Output each entry verbatim and exclude every picture from it.

Excerpted data.
────

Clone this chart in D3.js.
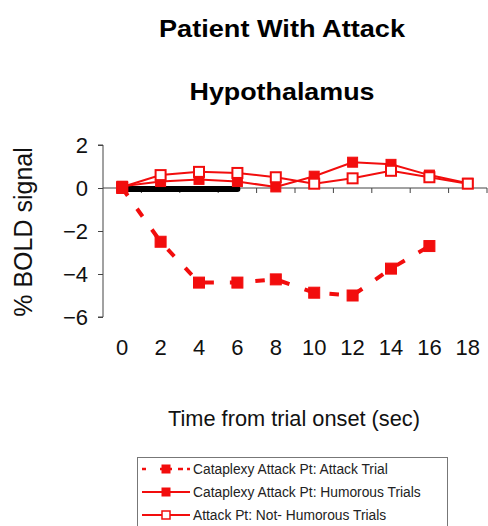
<!DOCTYPE html>
<html>
<head>
<meta charset="utf-8">
<script src="https://cdn.jsdelivr.net/npm/d3@7"></script>
<style>
html,body{margin:0;padding:0;background:#fff;}
svg{display:block;font-family:"Liberation Sans",Arial,sans-serif;}
</style>
</head>
<body>
<svg id="chart" width="488" height="526"></svg>
<script>
const categories = ["0","2","4","6","8","10","12","14","16","18"];
const attackTrial = [0, -2.5, -4.4, -4.4, -4.25, -4.87, -5.0, -3.75, -2.7, null];
const humorousTrials = [0.08, 0.3, 0.4, 0.3, 0.05, 0.55, 1.2, 1.1, 0.6, 0.22];
const notHumorousTrials = [0.05, 0.6, 0.75, 0.7, 0.5, 0.2, 0.45, 0.8, 0.5, 0.2];
const attackDuration = [0, 0, 0, 0];
const yTicks = [2, 0, -2, -4, -6];
const seriesNames = ["Cataplexy Attack Pt: Attack Trial", "Cataplexy Attack Pt: Humorous Trials", "Attack Pt: Not- Humorous Trials"];
const titleText = "Patient With Attack";
const subtitleText = "Hypothalamus";
const yLabel = "% BOLD signal";
const xLabel = "Time from trial onset (sec)";

const red = "#f20d0d";
const svg = d3.select("#chart");

const x = d3.scaleBand().domain(categories).range([103, 487]).padding(0);
const y = d3.scaleLinear().domain([-6, 2]).range([317, 145]);
const cx = c => x(c) + x.bandwidth() / 2;

// titles
svg.append("text").attr("x", 282).attr("y", 37).attr("text-anchor", "middle")
  .attr("font-size", 24).attr("font-weight", "bold").attr("textLength", 246).attr("lengthAdjust","spacingAndGlyphs").text(titleText);
svg.append("text").attr("x", 282).attr("y", 100).attr("text-anchor", "middle")
  .attr("font-size", 24).attr("font-weight", "bold").attr("textLength", 185).attr("lengthAdjust","spacingAndGlyphs").text(subtitleText);

// y axis
const yAxis = svg.append("g").attr("transform", "translate(103,0)")
  .call(d3.axisLeft(y).tickValues(yTicks).tickSize(5).tickPadding(10).tickFormat(d3.format("d")));
yAxis.select(".domain").attr("stroke", "#444").attr("d", `M-5,${y(2)}H0V${y(-6)}H-5`);
yAxis.selectAll(".tick line").attr("stroke", "#444");
yAxis.selectAll(".tick text").attr("font-size", 22).attr("fill", "#111").attr("font-family", "Liberation Sans, Arial, sans-serif");

// x axis line at 0 with boundary ticks
const xg = svg.append("g");
xg.append("line").attr("x1", 103).attr("x2", 487).attr("y1", y(0)).attr("y2", y(0)).attr("stroke", "#444");
const bounds = categories.slice(1).map(c => x(c)).concat([x.range()[1]]);
xg.selectAll("line.tk").data(bounds).join("line").attr("class", "tk")
  .attr("x1", d => d).attr("x2", d => d).attr("y1", y(0)).attr("y2", y(0) + 5).attr("stroke", "#444");
xg.selectAll("text.xl").data(categories).join("text").attr("class", "xl")
  .attr("x", d => cx(d)).attr("y", 355).attr("text-anchor", "middle").attr("font-size", 22).attr("fill", "#111").text(d => d);

// axis titles
svg.append("text").attr("transform", "translate(32,232) rotate(-90)").attr("text-anchor", "middle")
  .attr("font-size", 25).attr("fill", "#111").text(yLabel);
svg.append("text").attr("x", 294).attr("y", 426).attr("text-anchor", "middle")
  .attr("font-size", 22).attr("fill", "#111").attr("textLength", 252).attr("lengthAdjust","spacingAndGlyphs").text(xLabel);

// attack duration bar
const line = d3.line().defined(d => d.v != null).x(d => cx(d.c)).y(d => y(d.v));
const toPts = arr => arr.map((v, i) => ({c: categories[i], v}));
svg.append("path").datum(toPts(attackDuration)).attr("d", line)
  .attr("fill", "none").attr("stroke", "#000").attr("stroke-width", 6).attr("stroke-linecap", "round")
  .attr("transform", "translate(0,1)");

// series
function drawSeries(arr, opts) {
  const pts = toPts(arr);
  const sz = opts.sz;
  svg.append("path").datum(pts).attr("d", line).attr("fill", "none").attr("stroke", red)
    .attr("stroke-width", opts.w).attr("stroke-dasharray", opts.dash || null);
  svg.selectAll(null).data(pts.filter(d => d.v != null)).join("rect")
    .attr("x", d => cx(d.c) - sz / 2).attr("y", d => y(d.v) - sz / 2).attr("width", sz).attr("height", sz)
    .attr("fill", opts.open ? "#fff" : red).attr("stroke", red).attr("stroke-width", opts.open ? 2 : 1);
}
drawSeries(humorousTrials, {w: 2, sz: 10});
drawSeries(notHumorousTrials, {w: 2, open: true, sz: 10});
drawSeries(attackTrial, {w: 4, dash: "9.5,16", sz: 11});

// legend
const lg = svg.append("g");
lg.append("rect").attr("x", 137.5).attr("y", 457.5).attr("width", 310).attr("height", 90)
  .attr("fill", "#fff").attr("stroke", "#777").attr("stroke-width", 1);
const rows = [{dash: "4,14,12,6,5", open: false, w: 2.5}, {open: false, w: 2}, {open: true, w: 2}];
rows.forEach((r, i) => {
  const ly = 469 + i * 23;
  lg.append("line").attr("x1", 142).attr("x2", 190).attr("y1", ly).attr("y2", ly)
    .attr("stroke", red).attr("stroke-width", r.w).attr("stroke-dasharray", r.dash || null);
  lg.append("rect").attr("x", 166 - 4).attr("y", ly - 4).attr("width", 8).attr("height", 8)
    .attr("fill", r.open ? "#fff" : red).attr("stroke", red).attr("stroke-width", r.open ? 1.5 : 1);
  lg.append("text").attr("x", 193).attr("y", ly + 4.5).attr("font-size", 13.8).attr("fill", "#222").text(seriesNames[i]);
});
</script>
</body>
</html>
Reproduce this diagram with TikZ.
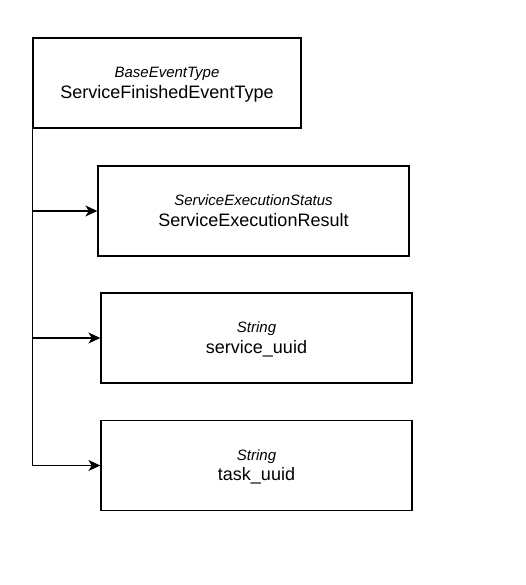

────

The completed task.
Clone this chart in D3.js.
<!DOCTYPE html>
<html>
<head>
<meta charset="utf-8">
<script src="https://cdn.jsdelivr.net/npm/d3@7"></script>
<style>
html,body{margin:0;padding:0;background:#fff;}
svg{display:block;font-family:"Liberation Sans",Arial,sans-serif;}
</style>
</head>
<body>
<svg id="chart" width="488" height="526"></svg>
<script>
const categories = ["0","2","4","6","8","10","12","14","16","18"];
const attackTrial = [0, -2.5, -4.4, -4.4, -4.25, -4.87, -5.0, -3.75, -2.7, null];
const humorousTrials = [0.08, 0.3, 0.4, 0.3, 0.05, 0.55, 1.2, 1.1, 0.6, 0.22];
const notHumorousTrials = [0.05, 0.6, 0.75, 0.7, 0.5, 0.2, 0.45, 0.8, 0.5, 0.2];
const attackDuration = [0, 0, 0, 0];
const yTicks = [2, 0, -2, -4, -6];
const seriesNames = ["Cataplexy Attack Pt: Attack Trial", "Cataplexy Attack Pt: Humorous Trials", "Attack Pt: Not- Humorous Trials"];
const titleText = "Patient With Attack";
const subtitleText = "Hypothalamus";
const yLabel = "% BOLD signal";
const xLabel = "Time from trial onset (sec)";

const red = "#f20d0d";
const svg = d3.select("#chart");

const x = d3.scaleBand().domain(categories).range([103, 487]).padding(0);
const y = d3.scaleLinear().domain([-6, 2]).range([317, 145]);
const cx = c => x(c) + x.bandwidth() / 2;

// titles
svg.append("text").attr("x", 282).attr("y", 37).attr("text-anchor", "middle")
  .attr("font-size", 24).attr("font-weight", "bold").attr("textLength", 246).attr("lengthAdjust","spacingAndGlyphs").text(titleText);
svg.append("text").attr("x", 282).attr("y", 100).attr("text-anchor", "middle")
  .attr("font-size", 24).attr("font-weight", "bold").attr("textLength", 185).attr("lengthAdjust","spacingAndGlyphs").text(subtitleText);

// y axis
const yAxis = svg.append("g").attr("transform", "translate(103,0)")
  .call(d3.axisLeft(y).tickValues(yTicks).tickSize(5).tickPadding(10).tickFormat(d3.format("d")));
yAxis.select(".domain").attr("stroke", "#444").attr("d", `M-5,${y(2)}H0V${y(-6)}H-5`);
yAxis.selectAll(".tick line").attr("stroke", "#444");
yAxis.selectAll(".tick text").attr("font-size", 22).attr("fill", "#111").attr("font-family", "Liberation Sans, Arial, sans-serif");

// x axis line at 0 with boundary ticks
const xg = svg.append("g");
xg.append("line").attr("x1", 103).attr("x2", 487).attr("y1", y(0)).attr("y2", y(0)).attr("stroke", "#444");
const bounds = categories.slice(1).map(c => x(c)).concat([x.range()[1]]);
xg.selectAll("line.tk").data(bounds).join("line").attr("class", "tk")
  .attr("x1", d => d).attr("x2", d => d).attr("y1", y(0)).attr("y2", y(0) + 5).attr("stroke", "#444");
xg.selectAll("text.xl").data(categories).join("text").attr("class", "xl")
  .attr("x", d => cx(d)).attr("y", 355).attr("text-anchor", "middle").attr("font-size", 22).attr("fill", "#111").text(d => d);

// axis titles
svg.append("text").attr("transform", "translate(32,232) rotate(-90)").attr("text-anchor", "middle")
  .attr("font-size", 25).attr("fill", "#111").text(yLabel);
svg.append("text").attr("x", 294).attr("y", 426).attr("text-anchor", "middle")
  .attr("font-size", 22).attr("fill", "#111").attr("textLength", 252).attr("lengthAdjust","spacingAndGlyphs").text(xLabel);

// attack duration bar
const line = d3.line().defined(d => d.v != null).x(d => cx(d.c)).y(d => y(d.v));
const toPts = arr => arr.map((v, i) => ({c: categories[i], v}));
svg.append("path").datum(toPts(attackDuration)).attr("d", line)
  .attr("fill", "none").attr("stroke", "#000").attr("stroke-width", 6).attr("stroke-linecap", "round")
  .attr("transform", "translate(0,1)");

// series
function drawSeries(arr, opts) {
  const pts = toPts(arr);
  const sz = opts.sz;
  svg.append("path").datum(pts).attr("d", line).attr("fill", "none").attr("stroke", red)
    .attr("stroke-width", opts.w).attr("stroke-dasharray", opts.dash || null);
  svg.selectAll(null).data(pts.filter(d => d.v != null)).join("rect")
    .attr("x", d => cx(d.c) - sz / 2).attr("y", d => y(d.v) - sz / 2).attr("width", sz).attr("height", sz)
    .attr("fill", opts.open ? "#fff" : red).attr("stroke", red).attr("stroke-width", opts.open ? 2 : 1);
}
drawSeries(humorousTrials, {w: 2, sz: 10});
drawSeries(notHumorousTrials, {w: 2, open: true, sz: 10});
drawSeries(attackTrial, {w: 4, dash: "9.5,16", sz: 11});

// legend
const lg = svg.append("g");
lg.append("rect").attr("x", 137.5).attr("y", 457.5).attr("width", 310).attr("height", 90)
  .attr("fill", "#fff").attr("stroke", "#777").attr("stroke-width", 1);
const rows = [{dash: "4,14,12,6,5", open: false, w: 2.5}, {open: false, w: 2}, {open: true, w: 2}];
rows.forEach((r, i) => {
  const ly = 469 + i * 23;
  lg.append("line").attr("x1", 142).attr("x2", 190).attr("y1", ly).attr("y2", ly)
    .attr("stroke", red).attr("stroke-width", r.w).attr("stroke-dasharray", r.dash || null);
  lg.append("rect").attr("x", 166 - 4).attr("y", ly - 4).attr("width", 8).attr("height", 8)
    .attr("fill", r.open ? "#fff" : red).attr("stroke", red).attr("stroke-width", r.open ? 1.5 : 1);
  lg.append("text").attr("x", 193).attr("y", ly + 4.5).attr("font-size", 13.8).attr("fill", "#222").text(seriesNames[i]);
});
</script>
</body>
</html>
Reproduce this diagram with TikZ.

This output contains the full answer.